--- Extracted information ---

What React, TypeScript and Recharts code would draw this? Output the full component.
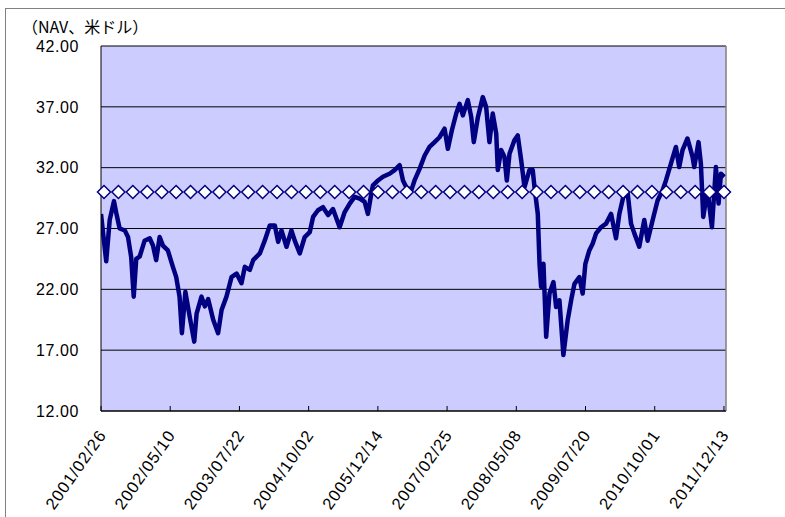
import React from "react";
import { LineChart, Line, XAxis, YAxis, CartesianGrid, ReferenceLine } from "recharts";

// days since 2001/02/26
const DAYS = [
  0, 33, 55, 82, 97, 118, 150, 171, 191, 207,
  223, 245, 276, 308, 329, 349, 371, 392, 423, 455,
  476, 497, 512, 534, 562, 590, 605, 636, 657, 678,
  710, 741, 763, 794, 826, 858, 889, 910, 942, 963,
  1005, 1036, 1068, 1100, 1121, 1142, 1174, 1205, 1226, 1258,
  1289, 1321, 1342, 1373, 1405, 1437, 1468, 1510, 1542, 1574,
  1605, 1637, 1668, 1689, 1711, 1721, 1753, 1784, 1826, 1858,
  1890, 1911, 1932, 1964, 1984, 2016, 2048, 2079, 2111, 2142,
  2174, 2195, 2220, 2248, 2269, 2290, 2321, 2343, 2359, 2385,
  2416, 2437, 2458, 2479, 2501, 2511, 2532, 2553, 2568, 2585,
  2616, 2637, 2659, 2680, 2711, 2732, 2743, 2764, 2775, 2785,
  2800, 2817, 2838, 2863, 2880, 2901, 2926, 2953, 2975, 2996,
  3027, 3048, 3065, 3090, 3111, 3133, 3164, 3196, 3228, 3259,
  3280, 3305, 3333, 3354, 3375, 3406, 3438, 3459, 3491, 3522,
  3554, 3575, 3607, 3638, 3659, 3680, 3711, 3743, 3754, 3781,
  3796, 3811, 3838, 3866, 3891, 3908, 3923, 3944,
];

const NAV = [
  28.2, 24.3, 27.7, 29.25, 28.25, 27.0, 26.85, 26.3, 24.65, 21.4,
  24.5, 24.7, 26.0, 26.2, 25.6, 24.4, 26.3, 25.6, 25.2, 23.85,
  23.0, 21.4, 18.4, 21.8, 19.7, 17.7, 20.0, 21.4, 20.6, 21.2,
  19.5, 18.4, 20.3, 21.4, 23.0, 23.3, 22.5, 23.85, 23.6, 24.4,
  24.95, 26.0, 27.25, 27.25, 25.9, 26.85, 25.5, 26.85, 26.0, 24.95,
  26.3, 26.7, 27.95, 28.5, 28.75, 28.1, 28.6, 27.1, 28.35, 29.05,
  29.6, 29.45, 29.2, 28.2, 29.9, 30.55, 30.95, 31.25, 31.5, 31.8,
  32.2, 30.95, 30.4, 30.15, 30.95, 31.9, 33.0, 33.7, 34.1, 34.5,
  35.2, 33.55, 35.05, 36.45, 37.25, 36.3, 37.55, 36.15, 34.1, 36.15,
  37.8, 37.0, 34.1, 36.45, 34.8, 31.8, 33.45, 32.9, 30.95, 33.15,
  34.25, 34.65, 32.6, 30.4, 31.8, 31.8, 30.4, 28.2, 24.1, 22.2,
  24.1, 18.1, 21.65, 22.6, 20.55, 21.1, 16.6, 19.45, 21.1, 22.45,
  23.0, 21.65, 24.1, 25.2, 25.75, 26.6, 27.1, 27.4, 28.2, 26.2,
  28.2, 29.6, 29.9, 27.4, 26.6, 25.5, 27.7, 26.0, 27.7, 29.3,
  30.15, 30.95, 32.35, 33.7, 32.05, 33.45, 34.4, 32.9, 32.05, 34.1,
  32.35, 27.95, 30.15, 27.1, 32.05, 29.05, 31.5, 31.25,
];

// reference level drawn with diamonds
const BASELINE = [
  30, 30, 30, 30, 30, 30, 30, 30, 30, 30, 30,
  30, 30, 30, 30, 30, 30, 30, 30, 30, 30, 30,
  30, 30, 30, 30, 30, 30, 30, 30, 30, 30, 30,
  30, 30, 30, 30, 30, 30, 30, 30, 30, 30, 30,
];

const TICK_DAYS = [0, 438, 876, 1314, 1752, 2190, 2628, 3066, 3504, 3942];
const TICK_LABELS = [
  "2001/02/26", "2002/05/10", "2003/07/22", "2004/10/02", "2005/12/14",
  "2007/02/25", "2008/05/08", "2009/07/20", "2010/10/01", "2011/12/13",
];
const Y_TICKS = [12, 17, 22, 27, 32, 37, 42];
const X_MAX = 3955;

const FONT = "'Liberation Sans', Arial, sans-serif";

const navData = DAYS.map((d, i) => ({ d, nav: NAV[i] }));
const baseData = BASELINE.map((v, i) => ({ i, v }));

const DateTick = ({ x, y, payload }: any) => {
  const label = TICK_LABELS[TICK_DAYS.indexOf(payload.value)];
  const ax = x + 6;
  const ay = y + 24;
  return (
    <g>
      <line x1={x} x2={x} y1={y} y2={y - 5} stroke="#000" />
      <text
        x={ax}
        y={ay}
        textAnchor="end"
        fontSize={16.5}
        letterSpacing={1}
        fontFamily={FONT}
        fill="#000"
        transform={`rotate(-55, ${ax}, ${ay})`}
      >
        {label}
      </text>
    </g>
  );
};

const ValueTick = ({ x, y, payload }: any) => (
  <text x={x} y={y} dy="0.36em" textAnchor="end" fontSize={16} letterSpacing={0.6} fontFamily={FONT} fill="#000">
    {payload.value.toFixed(2)}
  </text>
);

const Diamond = ({ cx, cy }: any) => {
  if (cx == null || cy == null) return null;
  const r = 6.5;
  return (
    <polygon
      points={`${cx},${cy - r} ${cx + r},${cy} ${cx},${cy + r} ${cx - r},${cy}`}
      fill="#fff"
      stroke="#000080"
      strokeWidth={1.5}
    />
  );
};

export default function App() {
  return (
    <div style={{ position: "fixed", left: 0, top: 0, width: 785, height: 517, overflow: "hidden", background: "#fff" }}>
      <div
        style={{
          position: "absolute", left: 5, top: 8, width: 820, height: 560,
          borderLeft: "1px solid #808080", borderTop: "1px solid #808080",
        }}
      />
      <div
        style={{
          position: "absolute", left: 22, top: 14, fontSize: 16,
          fontFamily: "'Noto Sans CJK JP', sans-serif", color: "#000", whiteSpace: "nowrap",
        }}
      >
        （NAV、米ドル）
      </div>
      <LineChart width={785} height={517} margin={{ top: 46, right: 59, bottom: 6, left: 41 }}>
        <CartesianGrid fill="#CCCCFF" fillOpacity={1} vertical={false} stroke="#000" />
        <XAxis
          dataKey="d"
          type="number"
          domain={[0, X_MAX]}
          ticks={TICK_DAYS}
          tick={<DateTick />}
          tickSize={0}
          tickMargin={0}
          height={100}
          axisLine={{ stroke: "#000" }}
          tickLine={false}
          interval={0}
          allowDataOverflow
        />
        <XAxis
          xAxisId="b"
          dataKey="i"
          type="number"
          domain={[0, BASELINE.length - 1]}
          padding={{ left: 3, right: 2 }}
          hide
        />
        <YAxis
          type="number"
          domain={[12, 42]}
          ticks={Y_TICKS}
          tick={<ValueTick />}
          width={60}
          tickSize={0}
          tickMargin={22}
          axisLine={{ stroke: "#000" }}
          tickLine={false}
          interval={0}
        />
        <ReferenceLine x={X_MAX} stroke="#808080" strokeWidth={1.5} ifOverflow="extendDomain" />
        <Line
          data={navData}
          dataKey="nav"
          type="linear"
          stroke="#000080"
          strokeWidth={4.5}
          strokeLinejoin="round"
          dot={false}
          isAnimationActive={false}
        />
        <Line
          data={baseData}
          xAxisId="b"
          dataKey="v"
          type="linear"
          stroke="none"
          dot={<Diamond />}
          activeDot={false}
          isAnimationActive={false}
        />
      </LineChart>
    </div>
  );
}
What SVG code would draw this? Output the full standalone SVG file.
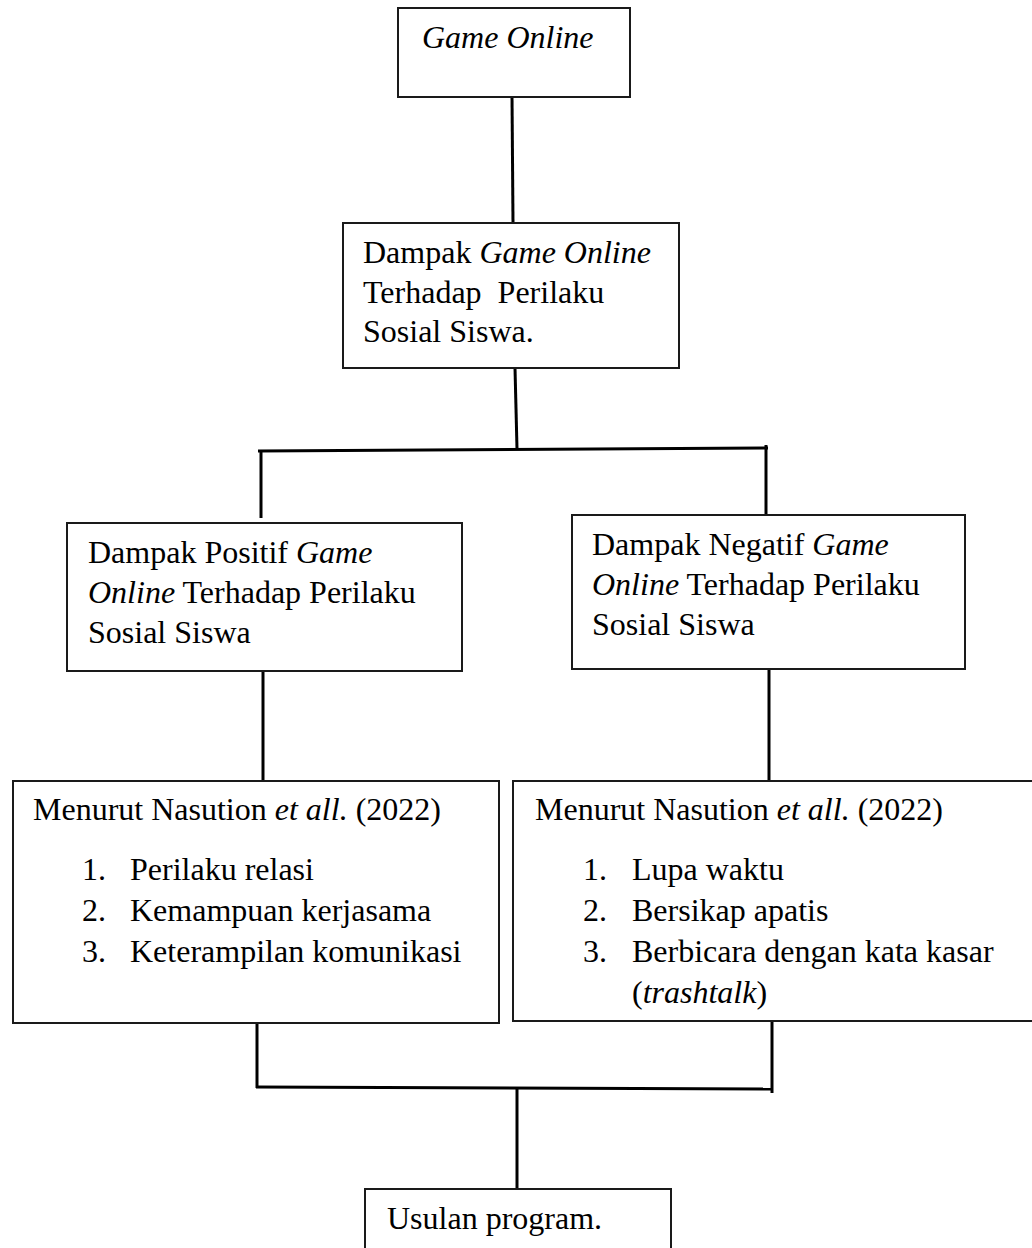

---

> [The exercise] Search the data for the string "React" and copy each line where it appears.

> [The answer]
What React, TypeScript and Recharts code would draw this? Output the full component.
import React from "react";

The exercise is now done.